Another thing I didn't like was making Royal into a jerk for giving Mattie the used cookbook for her birthday. When she sees the gift and knows it is a book, she gets her hopes up, only to have them dashed. The way it comes across in the story, that's the worst thing a guy can do - be so insensitive to his girl's feelings and so unaware of her desires. Like the "right" guy for a girl is going to be perfectly in tune with her and understand exactly what she wants. Come on. I bet most women out there have had a gift like the used cookbook. Maybe it's something you open and you think, "Why did he think I would like this??" Or maybe it is a useful and totally impersonal household appliance. Yet the husband or boyfriend who gave the lame gift has enough other, good qualities that you'll let it pass. At least Royal thought about Mattie enough to remember her birthday. He should get some points for that, instead of being turned into an insensitive lout. Let's face it - he's not the only problem in that relationship. Mattie didn't care about his dreams, either. She was thinking about Emily Dickinson instead of concentrating while he was talking about a new kind of corn.
As I said earlier, I don't have a problem with Mattie deciding she doesn't want to marry Royal, after all. That's actually a pretty good message for young women - don't marry the first guy who says you're pretty if you know you have nothing in common. What I didn't like was having Royal be villified for being that guy.

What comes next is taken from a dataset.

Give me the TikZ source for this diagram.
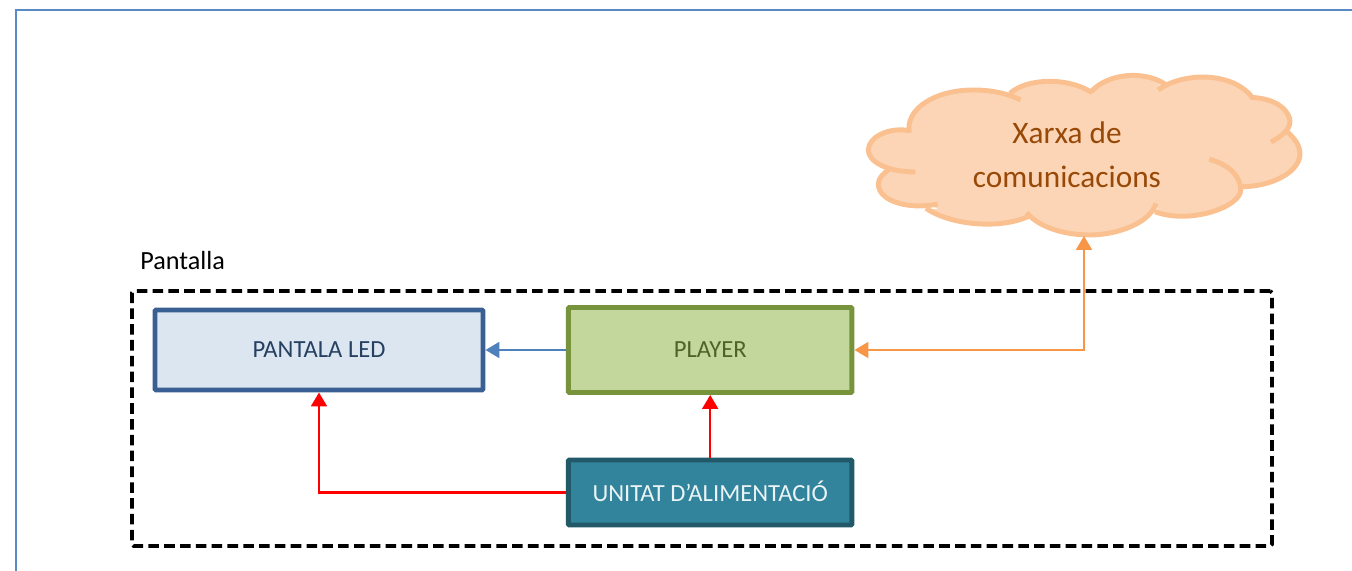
\documentclass[tikz,border=0pt]{standalone}
\usepackage{fontspec}
\setmainfont{Carlito}
\usetikzlibrary{arrows.meta}
\definecolor{framecol}{HTML}{5A8AC6}
\definecolor{ledfill}{HTML}{DCE6F1}
\definecolor{ledline}{HTML}{3A5F92}
\definecolor{ledtext}{HTML}{254061}
\definecolor{playerfill}{HTML}{C3D69B}
\definecolor{playerline}{HTML}{77933C}
\definecolor{playertext}{HTML}{4F6228}
\definecolor{powerfill}{HTML}{31849B}
\definecolor{powerline}{HTML}{215968}
\definecolor{cloudfill}{HTML}{FBD5B5}
\definecolor{cloudline}{HTML}{FAC090}
\definecolor{cloudtext}{HTML}{984807}
\definecolor{linkblue}{HTML}{4F81BD}
\definecolor{linkorange}{HTML}{F79646}
\newcommand{\cloudlobes}{
(90.93,-13.27) .. controls (90.5,-11) and (93.33,-9) .. (97.33,-9) .. controls (99.33,-9) and (100.83,-9.4) .. (102.07,-10)
(101,-9.33) .. controls (102.67,-7.83) and (106.67,-7.67) .. (109.17,-9.23)
(109.07,-9.23) .. controls (110.67,-7.33) and (114.33,-7) .. (116.5,-8.4)
(115.83,-9) .. controls (118,-7.33) and (123,-7) .. (125.17,-9.67)
(125,-9.73) .. controls (128,-9.83) and (129,-11.33) .. (129,-12.17) .. controls (129,-13) and (128,-13.73) .. (127.1,-14.2)
(128.6,-13.07) .. controls (129.67,-14) and (130,-14.67) .. (130,-15.5) .. controls (129.83,-17.33) and (127,-18.67) .. (124.17,-18.67)
(120.93,-15.93) .. controls (123,-16.5) and (124.07,-17.67) .. (124.07,-19) .. controls (124.07,-20.67) and (119,-22.5) .. (115.5,-21.17)
(115.6,-20.33) .. controls (115,-22.33) and (111.67,-23.5) .. (109,-23.5) .. controls (106,-23.5) and (103.67,-22.5) .. (102.67,-21.27)
(102.93,-21.6) .. controls (100,-23) and (95,-22.5) .. (92.6,-20.83)
(93.77,-20.4) .. controls (91,-21) and (87.83,-20.17) .. (87.83,-18.4) .. controls (87.83,-17.83) and (88.33,-17.33) .. (88.93,-16.93)
(91.53,-17.2) .. controls (88.67,-17.17) and (86.83,-16.17) .. (86.83,-15) .. controls (86.83,-13.67) and (89,-12.67) .. (90.93,-13.07)
}
\begin{document}
\begin{tikzpicture}[scale=0.2]
\tikzstyle{every node}+=[inner sep=0pt]
\tikzstyle{blockbox}=[draw, line width=2.83pt, rounded corners=0.6pt, font=\fontsize{14pt}{16pt}\selectfont]
\tikzstyle{linkline}=[line width=1.3pt, -{Triangle[length=7.9pt,width=9pt]}]
\useasboundingbox (0,0) rectangle (135.2,-57.1);
\draw [framecol, line width=1.2pt] (1.6,-57.1) -- (1.6,-1) -- (135.2,-1);
\fill [cloudfill] (91,-13.2) -- (97,-9.3) -- (101,-9.4) -- (102,-8.9) -- (109.1,-9.2) -- (112.5,-8.2) -- (116,-8.5) -- (120,-8.4) -- (125,-9.6) -- (128.5,-11) -- (128.8,-13) -- (129.7,-15.5) -- (127,-18) -- (124,-18.5) -- (124,-19.5) -- (119,-21.2) -- (115.3,-20.8) -- (109,-23.3) -- (103,-21.7) -- (98,-21.8) -- (95,-21.5) -- (92.6,-20.3) -- (89,-19.5) -- (88.2,-18.4) -- (89,-17) -- (87,-15.5) -- (87.3,-14.2) -- cycle;
\fill [cloudfill] \cloudlobes;
\draw [cloudline, line width=2.8pt] \cloudlobes;
\node [cloudtext, align=center, font=\fontsize{17.8pt}{25pt}\selectfont] (xarxa) at (106.7,-15.5) {Xarxa de\\comunicacions};
\coordinate (xarxabase) at (108.4,-23.6);
\node [draw, line width=2.1pt, rounded corners=1pt, dash pattern=on 6pt off 3pt, minimum width=22.8cm, minimum height=5.1cm] (pantalla) at (70.2,-41.85) {};
\node [anchor=west, font=\fontsize{14.9pt}{17pt}\selectfont] (pantallalabel) at (14,-26.1) {Pantalla};
\node [blockbox, ledline, fill=ledfill, text=ledtext, minimum width=6.56cm, minimum height=1.6cm] (led) at (31.9,-35) {\raisebox{1pt}{PANTALA LED}};
\node [blockbox, playerline, fill=playerfill, text=playertext, minimum width=5.67cm, minimum height=1.7cm] (player) at (71.02,-35) {\raisebox{1pt}{PLAYER}};
\node [blockbox, powerline, fill=powerfill, text=white!90!powerfill, minimum width=5.67cm, minimum height=1.3cm] (power) at (71.02,-49.25) {\raisebox{1pt}{UNITAT D’ALIMENTACIÓ}};
\draw [linkline, linkblue] (player.west) -- (led.east);
\draw [linkline, red] (power.north) -- (player.south);
\draw [linkline, red] (power.west) -| (led.south);
\draw [line width=1.3pt, linkorange, {Triangle[length=7.9pt,width=9pt]}-{Triangle[length=7.9pt,width=9pt]}] (player.east) -| (xarxabase);
\end{tikzpicture}
\end{document}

Finally, I didn't like having Mattie just leave at the end. All through the book, she's been so concerned about keeping the promise she made to her dying mother; at the end, she doesn't even think about that. She doesn't seem to care at all what will happen to her family, especially to Lou, the sister who seems to me to have some emotional problems following their mother's death. Mattie's teacher once told her, "You are many things, Mattie Gokey, but selfish is not one of them." I disagree.